### WRITTEN EXERCISE
For the data below, transcribe the part that opens with the line containing "Write a Python" and closes with the line containing "W, H = 1149, 436", exactly and with no pictures.

### AVAILABLE RECORDS
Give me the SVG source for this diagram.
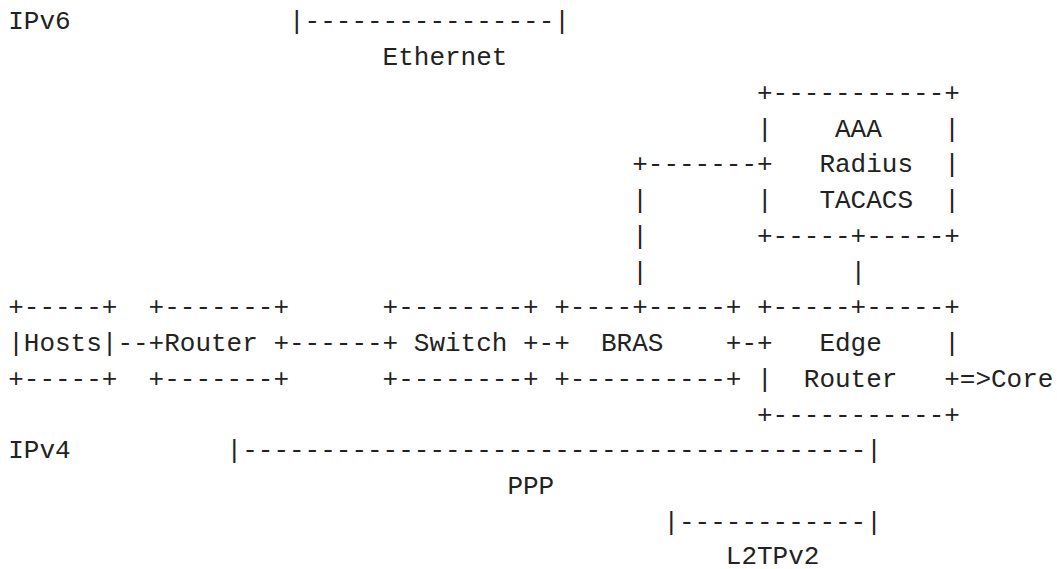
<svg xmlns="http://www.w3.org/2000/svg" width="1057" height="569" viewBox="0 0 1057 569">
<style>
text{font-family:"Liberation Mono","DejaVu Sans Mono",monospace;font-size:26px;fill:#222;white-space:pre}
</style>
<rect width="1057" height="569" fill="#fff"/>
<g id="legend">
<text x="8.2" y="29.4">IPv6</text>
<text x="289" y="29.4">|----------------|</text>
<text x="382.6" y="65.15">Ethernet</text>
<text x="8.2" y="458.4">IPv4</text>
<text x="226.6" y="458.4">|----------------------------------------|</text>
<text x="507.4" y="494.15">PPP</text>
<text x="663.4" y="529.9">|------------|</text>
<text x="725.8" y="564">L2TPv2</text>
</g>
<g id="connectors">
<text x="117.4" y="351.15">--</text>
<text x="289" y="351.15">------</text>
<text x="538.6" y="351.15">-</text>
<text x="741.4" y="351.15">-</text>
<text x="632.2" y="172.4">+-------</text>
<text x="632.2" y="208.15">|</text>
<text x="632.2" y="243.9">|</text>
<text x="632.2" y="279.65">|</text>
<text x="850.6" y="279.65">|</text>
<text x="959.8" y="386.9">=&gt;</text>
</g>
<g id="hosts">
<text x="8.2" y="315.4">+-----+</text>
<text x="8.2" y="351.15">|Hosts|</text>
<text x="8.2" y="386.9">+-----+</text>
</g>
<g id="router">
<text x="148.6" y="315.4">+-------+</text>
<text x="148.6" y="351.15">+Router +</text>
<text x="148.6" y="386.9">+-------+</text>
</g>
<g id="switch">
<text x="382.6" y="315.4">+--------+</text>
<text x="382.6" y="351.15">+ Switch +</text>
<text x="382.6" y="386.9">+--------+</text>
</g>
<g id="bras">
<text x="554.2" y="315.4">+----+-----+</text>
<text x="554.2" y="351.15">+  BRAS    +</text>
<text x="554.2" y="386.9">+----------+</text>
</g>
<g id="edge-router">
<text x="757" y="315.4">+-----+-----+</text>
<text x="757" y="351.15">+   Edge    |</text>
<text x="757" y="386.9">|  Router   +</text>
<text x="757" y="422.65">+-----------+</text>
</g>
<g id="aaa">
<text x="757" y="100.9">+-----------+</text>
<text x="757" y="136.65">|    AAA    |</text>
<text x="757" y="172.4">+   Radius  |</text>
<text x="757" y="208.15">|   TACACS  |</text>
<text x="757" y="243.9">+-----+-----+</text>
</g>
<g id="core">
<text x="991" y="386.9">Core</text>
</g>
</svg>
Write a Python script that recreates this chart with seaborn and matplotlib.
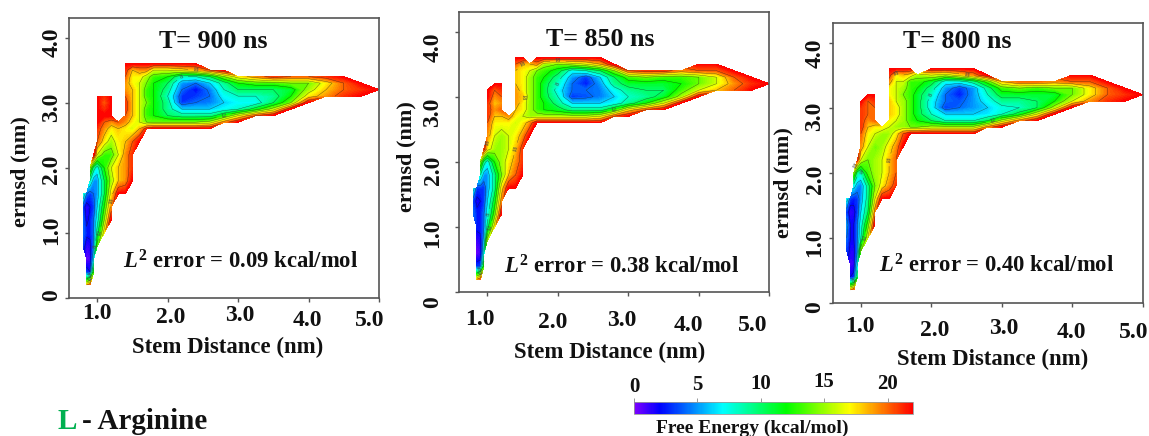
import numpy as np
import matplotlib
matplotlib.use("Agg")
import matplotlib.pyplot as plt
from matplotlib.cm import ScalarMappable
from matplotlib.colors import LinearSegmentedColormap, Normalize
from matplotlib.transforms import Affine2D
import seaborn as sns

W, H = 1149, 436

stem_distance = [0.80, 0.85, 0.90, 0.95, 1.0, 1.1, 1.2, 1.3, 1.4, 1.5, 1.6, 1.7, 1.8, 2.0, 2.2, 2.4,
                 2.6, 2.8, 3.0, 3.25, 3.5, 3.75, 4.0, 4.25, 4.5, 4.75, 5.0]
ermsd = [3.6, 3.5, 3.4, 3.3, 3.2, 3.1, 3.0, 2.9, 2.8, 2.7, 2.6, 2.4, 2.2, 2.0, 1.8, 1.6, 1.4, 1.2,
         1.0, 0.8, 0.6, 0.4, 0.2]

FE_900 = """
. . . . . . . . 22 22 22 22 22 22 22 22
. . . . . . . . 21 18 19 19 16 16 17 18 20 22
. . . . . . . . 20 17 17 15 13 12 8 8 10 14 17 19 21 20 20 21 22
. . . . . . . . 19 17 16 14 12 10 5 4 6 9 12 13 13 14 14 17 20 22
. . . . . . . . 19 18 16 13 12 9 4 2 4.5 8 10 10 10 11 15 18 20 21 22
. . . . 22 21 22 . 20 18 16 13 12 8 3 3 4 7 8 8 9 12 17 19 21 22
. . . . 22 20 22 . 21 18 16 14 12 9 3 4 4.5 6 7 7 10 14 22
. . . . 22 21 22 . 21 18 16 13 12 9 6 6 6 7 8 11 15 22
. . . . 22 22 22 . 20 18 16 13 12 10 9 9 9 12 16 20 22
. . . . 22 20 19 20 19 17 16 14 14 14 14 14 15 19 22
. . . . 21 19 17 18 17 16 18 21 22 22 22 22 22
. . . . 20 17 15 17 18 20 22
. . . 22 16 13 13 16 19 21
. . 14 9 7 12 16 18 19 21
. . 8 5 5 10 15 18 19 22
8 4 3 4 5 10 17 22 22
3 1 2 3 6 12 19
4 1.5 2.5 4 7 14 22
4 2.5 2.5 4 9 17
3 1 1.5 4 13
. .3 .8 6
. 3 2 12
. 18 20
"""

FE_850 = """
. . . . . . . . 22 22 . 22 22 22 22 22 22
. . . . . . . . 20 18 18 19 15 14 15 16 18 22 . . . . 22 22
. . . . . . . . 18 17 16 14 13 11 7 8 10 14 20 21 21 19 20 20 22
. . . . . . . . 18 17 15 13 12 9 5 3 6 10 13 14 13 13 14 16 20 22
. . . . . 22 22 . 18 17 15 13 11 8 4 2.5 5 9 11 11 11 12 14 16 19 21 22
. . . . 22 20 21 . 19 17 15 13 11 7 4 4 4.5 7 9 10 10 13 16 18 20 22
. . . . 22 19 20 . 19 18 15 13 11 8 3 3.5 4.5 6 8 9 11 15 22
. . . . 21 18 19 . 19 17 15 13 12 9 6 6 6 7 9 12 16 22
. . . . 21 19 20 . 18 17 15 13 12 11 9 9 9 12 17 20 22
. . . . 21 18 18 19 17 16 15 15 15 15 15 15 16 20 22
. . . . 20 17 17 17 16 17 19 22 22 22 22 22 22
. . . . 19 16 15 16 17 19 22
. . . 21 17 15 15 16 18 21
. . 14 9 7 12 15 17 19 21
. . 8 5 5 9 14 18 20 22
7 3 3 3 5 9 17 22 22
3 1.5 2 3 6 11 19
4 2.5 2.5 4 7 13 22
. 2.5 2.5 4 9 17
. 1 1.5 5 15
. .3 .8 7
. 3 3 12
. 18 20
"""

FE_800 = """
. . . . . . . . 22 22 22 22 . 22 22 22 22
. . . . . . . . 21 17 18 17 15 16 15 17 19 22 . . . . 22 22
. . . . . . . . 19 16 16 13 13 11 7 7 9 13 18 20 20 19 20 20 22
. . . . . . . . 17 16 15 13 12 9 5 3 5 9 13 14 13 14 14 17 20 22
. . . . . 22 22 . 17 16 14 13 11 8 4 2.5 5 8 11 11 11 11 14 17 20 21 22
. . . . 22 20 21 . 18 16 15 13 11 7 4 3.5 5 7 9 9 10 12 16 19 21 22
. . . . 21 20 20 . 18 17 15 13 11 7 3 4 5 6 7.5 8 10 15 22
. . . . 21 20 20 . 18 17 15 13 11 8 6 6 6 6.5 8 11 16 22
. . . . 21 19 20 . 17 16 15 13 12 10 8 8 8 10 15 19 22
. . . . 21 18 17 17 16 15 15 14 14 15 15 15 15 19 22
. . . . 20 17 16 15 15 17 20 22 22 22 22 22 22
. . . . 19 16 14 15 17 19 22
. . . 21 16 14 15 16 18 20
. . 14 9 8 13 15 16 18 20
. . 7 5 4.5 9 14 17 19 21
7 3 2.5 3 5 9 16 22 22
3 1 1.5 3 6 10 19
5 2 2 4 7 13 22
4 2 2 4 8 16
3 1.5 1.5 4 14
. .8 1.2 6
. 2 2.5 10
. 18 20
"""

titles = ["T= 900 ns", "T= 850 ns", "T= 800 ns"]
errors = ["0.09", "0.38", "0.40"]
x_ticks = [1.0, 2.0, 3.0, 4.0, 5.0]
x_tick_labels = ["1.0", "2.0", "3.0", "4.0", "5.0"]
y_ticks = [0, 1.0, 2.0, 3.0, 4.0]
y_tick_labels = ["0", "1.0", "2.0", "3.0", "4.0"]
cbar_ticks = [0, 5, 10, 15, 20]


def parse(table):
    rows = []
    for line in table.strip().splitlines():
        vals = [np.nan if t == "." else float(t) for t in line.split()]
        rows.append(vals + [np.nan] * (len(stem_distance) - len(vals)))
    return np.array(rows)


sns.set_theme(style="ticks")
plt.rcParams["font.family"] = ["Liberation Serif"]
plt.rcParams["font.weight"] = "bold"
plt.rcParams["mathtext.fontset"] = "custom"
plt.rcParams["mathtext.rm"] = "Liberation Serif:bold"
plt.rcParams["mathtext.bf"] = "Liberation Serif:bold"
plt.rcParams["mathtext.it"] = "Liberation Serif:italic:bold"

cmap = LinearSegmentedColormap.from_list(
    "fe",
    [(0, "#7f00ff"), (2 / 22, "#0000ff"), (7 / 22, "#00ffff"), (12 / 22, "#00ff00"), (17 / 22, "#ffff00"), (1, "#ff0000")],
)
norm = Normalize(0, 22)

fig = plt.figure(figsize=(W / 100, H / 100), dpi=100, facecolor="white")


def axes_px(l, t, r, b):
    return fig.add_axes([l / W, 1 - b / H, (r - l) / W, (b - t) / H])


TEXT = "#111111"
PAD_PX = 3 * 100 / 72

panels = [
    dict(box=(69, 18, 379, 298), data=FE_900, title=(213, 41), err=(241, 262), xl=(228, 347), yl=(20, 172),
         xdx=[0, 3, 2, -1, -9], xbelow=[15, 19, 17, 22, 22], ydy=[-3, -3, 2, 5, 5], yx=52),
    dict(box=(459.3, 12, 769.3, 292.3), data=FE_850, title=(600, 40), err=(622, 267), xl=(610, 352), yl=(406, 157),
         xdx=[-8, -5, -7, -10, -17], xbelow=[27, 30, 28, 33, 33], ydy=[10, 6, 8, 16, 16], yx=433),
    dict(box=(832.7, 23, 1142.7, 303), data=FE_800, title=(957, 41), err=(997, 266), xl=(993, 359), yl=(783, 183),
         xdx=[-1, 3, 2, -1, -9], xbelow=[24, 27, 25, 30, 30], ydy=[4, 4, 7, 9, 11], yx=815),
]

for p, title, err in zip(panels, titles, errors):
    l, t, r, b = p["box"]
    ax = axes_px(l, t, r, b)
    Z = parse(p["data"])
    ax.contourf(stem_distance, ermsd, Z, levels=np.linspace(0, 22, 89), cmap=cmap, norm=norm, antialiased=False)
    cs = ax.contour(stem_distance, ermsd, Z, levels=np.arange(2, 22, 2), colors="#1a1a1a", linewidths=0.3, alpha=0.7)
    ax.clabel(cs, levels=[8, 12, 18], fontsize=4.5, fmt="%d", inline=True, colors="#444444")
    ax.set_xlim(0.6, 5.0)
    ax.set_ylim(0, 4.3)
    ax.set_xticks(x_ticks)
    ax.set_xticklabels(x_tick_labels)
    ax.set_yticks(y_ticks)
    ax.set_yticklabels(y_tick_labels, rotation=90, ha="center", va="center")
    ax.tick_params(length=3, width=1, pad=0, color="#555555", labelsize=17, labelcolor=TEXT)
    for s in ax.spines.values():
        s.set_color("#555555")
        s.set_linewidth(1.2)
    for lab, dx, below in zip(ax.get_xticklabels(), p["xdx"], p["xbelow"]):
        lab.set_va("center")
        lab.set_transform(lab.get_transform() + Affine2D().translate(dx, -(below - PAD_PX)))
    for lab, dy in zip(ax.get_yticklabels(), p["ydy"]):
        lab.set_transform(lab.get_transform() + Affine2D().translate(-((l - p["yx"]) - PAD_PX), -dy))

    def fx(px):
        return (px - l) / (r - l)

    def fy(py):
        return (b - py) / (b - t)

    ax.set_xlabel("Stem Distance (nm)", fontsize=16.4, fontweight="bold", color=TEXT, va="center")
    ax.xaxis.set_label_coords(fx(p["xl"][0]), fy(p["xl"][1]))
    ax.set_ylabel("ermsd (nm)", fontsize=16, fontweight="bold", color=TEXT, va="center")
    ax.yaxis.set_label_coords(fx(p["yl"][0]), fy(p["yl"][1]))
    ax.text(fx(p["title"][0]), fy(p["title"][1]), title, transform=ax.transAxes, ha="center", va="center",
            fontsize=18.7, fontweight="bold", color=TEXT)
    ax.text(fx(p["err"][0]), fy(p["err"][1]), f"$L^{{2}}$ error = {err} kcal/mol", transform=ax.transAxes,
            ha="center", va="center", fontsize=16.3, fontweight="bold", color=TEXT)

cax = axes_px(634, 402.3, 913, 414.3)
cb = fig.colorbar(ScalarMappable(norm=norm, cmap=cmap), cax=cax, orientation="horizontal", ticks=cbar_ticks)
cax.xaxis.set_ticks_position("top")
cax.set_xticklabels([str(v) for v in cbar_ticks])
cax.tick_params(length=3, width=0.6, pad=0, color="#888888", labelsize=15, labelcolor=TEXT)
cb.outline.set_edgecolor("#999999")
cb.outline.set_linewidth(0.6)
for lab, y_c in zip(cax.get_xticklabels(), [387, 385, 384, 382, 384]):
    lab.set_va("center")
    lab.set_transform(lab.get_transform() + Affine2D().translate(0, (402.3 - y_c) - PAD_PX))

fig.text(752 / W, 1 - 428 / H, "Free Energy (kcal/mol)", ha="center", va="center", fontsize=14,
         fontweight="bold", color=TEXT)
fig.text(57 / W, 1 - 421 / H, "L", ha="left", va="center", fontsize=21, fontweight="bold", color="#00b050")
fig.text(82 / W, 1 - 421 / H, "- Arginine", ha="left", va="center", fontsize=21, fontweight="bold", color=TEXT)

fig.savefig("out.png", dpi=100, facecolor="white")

### RESPONSE
Write a Python script that recreates this chart with seaborn and matplotlib.
import numpy as np
import matplotlib
matplotlib.use("Agg")
import matplotlib.pyplot as plt
from matplotlib.cm import ScalarMappable
from matplotlib.colors import LinearSegmentedColormap, Normalize
from matplotlib.transforms import Affine2D
import seaborn as sns

W, H = 1149, 436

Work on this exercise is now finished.